Count every line in the entries that contains "this". Report that count alone.

Extracted data:
────────────────────

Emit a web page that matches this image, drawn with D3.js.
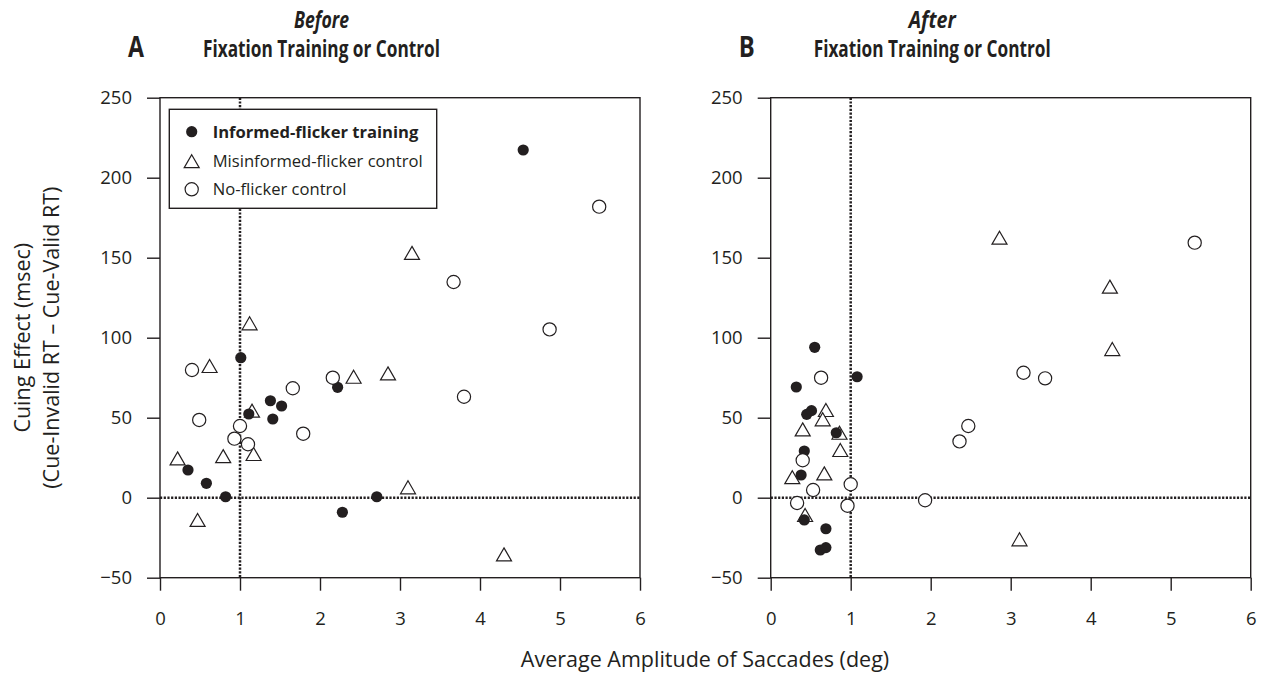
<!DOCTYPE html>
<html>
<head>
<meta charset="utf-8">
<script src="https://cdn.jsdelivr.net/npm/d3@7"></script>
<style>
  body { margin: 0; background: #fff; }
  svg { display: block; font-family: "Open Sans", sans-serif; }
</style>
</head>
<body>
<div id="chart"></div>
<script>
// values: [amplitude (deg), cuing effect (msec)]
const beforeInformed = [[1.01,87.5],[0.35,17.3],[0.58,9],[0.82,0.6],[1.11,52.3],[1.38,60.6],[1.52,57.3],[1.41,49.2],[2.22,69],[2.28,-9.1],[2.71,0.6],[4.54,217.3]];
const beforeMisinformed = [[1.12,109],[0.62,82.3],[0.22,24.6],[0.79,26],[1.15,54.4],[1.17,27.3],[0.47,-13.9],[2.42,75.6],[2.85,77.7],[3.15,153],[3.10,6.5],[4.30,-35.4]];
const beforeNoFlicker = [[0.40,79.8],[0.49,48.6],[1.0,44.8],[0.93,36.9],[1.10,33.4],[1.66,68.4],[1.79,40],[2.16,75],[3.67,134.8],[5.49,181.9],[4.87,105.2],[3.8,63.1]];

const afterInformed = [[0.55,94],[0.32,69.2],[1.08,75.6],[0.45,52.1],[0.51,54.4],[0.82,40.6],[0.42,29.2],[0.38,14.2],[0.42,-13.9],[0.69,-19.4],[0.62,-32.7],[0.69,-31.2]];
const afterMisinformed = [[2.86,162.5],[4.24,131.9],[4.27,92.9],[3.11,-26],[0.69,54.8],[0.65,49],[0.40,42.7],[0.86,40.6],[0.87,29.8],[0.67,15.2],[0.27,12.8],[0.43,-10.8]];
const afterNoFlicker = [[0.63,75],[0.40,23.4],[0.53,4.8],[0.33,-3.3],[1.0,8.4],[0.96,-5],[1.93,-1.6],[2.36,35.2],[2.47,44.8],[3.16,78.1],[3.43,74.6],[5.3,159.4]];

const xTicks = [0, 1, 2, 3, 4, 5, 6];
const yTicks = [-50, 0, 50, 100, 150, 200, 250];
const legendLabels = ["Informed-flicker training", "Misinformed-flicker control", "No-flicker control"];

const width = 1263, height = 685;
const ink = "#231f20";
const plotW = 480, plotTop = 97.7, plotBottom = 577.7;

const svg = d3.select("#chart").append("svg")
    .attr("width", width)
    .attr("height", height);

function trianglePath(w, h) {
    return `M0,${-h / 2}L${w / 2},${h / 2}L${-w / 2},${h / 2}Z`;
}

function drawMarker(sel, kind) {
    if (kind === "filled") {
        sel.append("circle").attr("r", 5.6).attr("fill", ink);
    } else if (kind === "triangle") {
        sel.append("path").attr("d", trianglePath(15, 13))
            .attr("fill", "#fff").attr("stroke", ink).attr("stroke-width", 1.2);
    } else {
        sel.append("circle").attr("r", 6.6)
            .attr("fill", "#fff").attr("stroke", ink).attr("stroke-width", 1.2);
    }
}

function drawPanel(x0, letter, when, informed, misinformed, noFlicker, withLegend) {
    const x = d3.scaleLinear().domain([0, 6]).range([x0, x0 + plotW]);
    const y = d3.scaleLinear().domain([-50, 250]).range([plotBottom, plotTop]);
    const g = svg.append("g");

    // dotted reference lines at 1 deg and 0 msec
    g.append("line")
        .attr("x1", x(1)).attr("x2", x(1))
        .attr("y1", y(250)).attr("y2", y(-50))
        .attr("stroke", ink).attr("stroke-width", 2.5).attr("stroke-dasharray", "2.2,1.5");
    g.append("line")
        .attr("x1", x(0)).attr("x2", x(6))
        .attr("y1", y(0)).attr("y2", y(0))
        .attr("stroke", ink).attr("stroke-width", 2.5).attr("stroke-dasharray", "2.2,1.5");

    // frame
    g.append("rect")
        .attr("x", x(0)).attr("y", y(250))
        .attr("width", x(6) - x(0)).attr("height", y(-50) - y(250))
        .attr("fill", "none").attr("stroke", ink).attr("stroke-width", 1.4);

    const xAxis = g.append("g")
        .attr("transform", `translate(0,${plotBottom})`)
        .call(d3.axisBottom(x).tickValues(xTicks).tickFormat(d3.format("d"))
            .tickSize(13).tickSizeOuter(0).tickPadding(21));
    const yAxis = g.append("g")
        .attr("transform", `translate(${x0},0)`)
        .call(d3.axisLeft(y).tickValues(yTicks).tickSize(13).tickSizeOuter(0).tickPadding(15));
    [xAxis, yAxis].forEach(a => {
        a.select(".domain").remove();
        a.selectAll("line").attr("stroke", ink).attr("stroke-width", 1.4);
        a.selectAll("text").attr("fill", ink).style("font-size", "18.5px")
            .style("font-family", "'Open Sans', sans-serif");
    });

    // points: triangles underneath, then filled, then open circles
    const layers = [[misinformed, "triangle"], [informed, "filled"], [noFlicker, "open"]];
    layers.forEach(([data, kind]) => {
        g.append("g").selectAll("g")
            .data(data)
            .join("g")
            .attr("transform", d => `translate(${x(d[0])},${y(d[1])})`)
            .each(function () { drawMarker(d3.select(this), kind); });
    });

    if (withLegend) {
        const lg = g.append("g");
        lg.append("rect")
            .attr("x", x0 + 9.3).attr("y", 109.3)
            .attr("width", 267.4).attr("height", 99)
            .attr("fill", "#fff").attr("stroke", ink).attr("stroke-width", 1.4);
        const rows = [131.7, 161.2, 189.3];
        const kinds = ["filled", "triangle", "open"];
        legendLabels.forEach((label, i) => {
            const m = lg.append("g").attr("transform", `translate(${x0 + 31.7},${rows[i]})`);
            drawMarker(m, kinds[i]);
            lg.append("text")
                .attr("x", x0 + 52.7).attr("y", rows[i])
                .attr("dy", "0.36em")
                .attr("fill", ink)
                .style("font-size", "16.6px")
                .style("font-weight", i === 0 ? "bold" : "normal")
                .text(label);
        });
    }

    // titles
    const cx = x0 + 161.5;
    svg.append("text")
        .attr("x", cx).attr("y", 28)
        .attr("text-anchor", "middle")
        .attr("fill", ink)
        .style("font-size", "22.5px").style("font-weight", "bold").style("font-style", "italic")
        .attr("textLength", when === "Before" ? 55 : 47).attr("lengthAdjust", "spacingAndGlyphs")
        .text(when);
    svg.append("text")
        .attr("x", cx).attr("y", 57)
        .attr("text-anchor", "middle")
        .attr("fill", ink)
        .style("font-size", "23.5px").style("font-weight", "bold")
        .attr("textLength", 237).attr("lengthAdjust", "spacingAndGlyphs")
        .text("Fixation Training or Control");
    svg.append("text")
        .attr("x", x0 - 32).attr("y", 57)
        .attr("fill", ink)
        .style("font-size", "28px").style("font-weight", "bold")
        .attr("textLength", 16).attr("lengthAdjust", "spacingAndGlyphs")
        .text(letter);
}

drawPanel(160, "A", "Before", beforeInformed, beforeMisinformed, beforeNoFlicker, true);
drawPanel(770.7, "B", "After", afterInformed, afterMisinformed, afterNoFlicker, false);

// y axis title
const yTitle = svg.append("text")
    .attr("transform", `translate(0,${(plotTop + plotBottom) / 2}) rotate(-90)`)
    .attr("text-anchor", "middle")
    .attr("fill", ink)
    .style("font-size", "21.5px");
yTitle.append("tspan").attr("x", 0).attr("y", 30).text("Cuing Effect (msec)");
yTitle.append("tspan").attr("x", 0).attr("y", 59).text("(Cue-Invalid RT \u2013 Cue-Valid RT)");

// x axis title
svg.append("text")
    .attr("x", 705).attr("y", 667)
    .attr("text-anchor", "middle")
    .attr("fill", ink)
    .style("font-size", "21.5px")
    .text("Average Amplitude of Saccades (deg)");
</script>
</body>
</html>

────────────────────

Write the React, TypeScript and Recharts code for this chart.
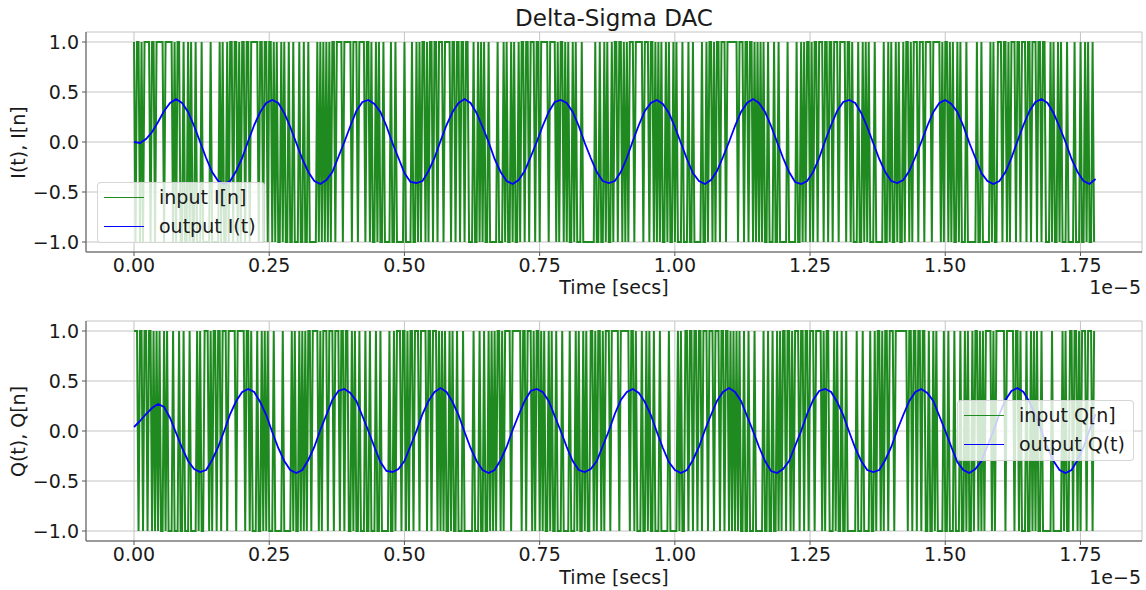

────────────────────

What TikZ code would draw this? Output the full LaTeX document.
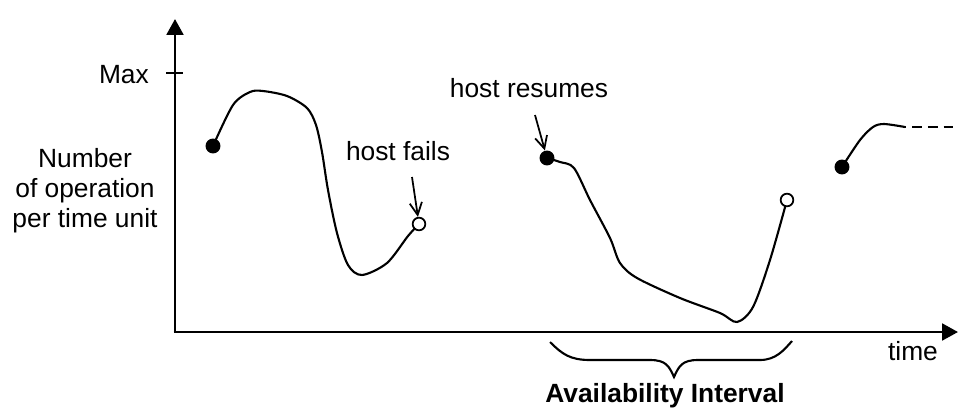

────────────────────

Solution: 4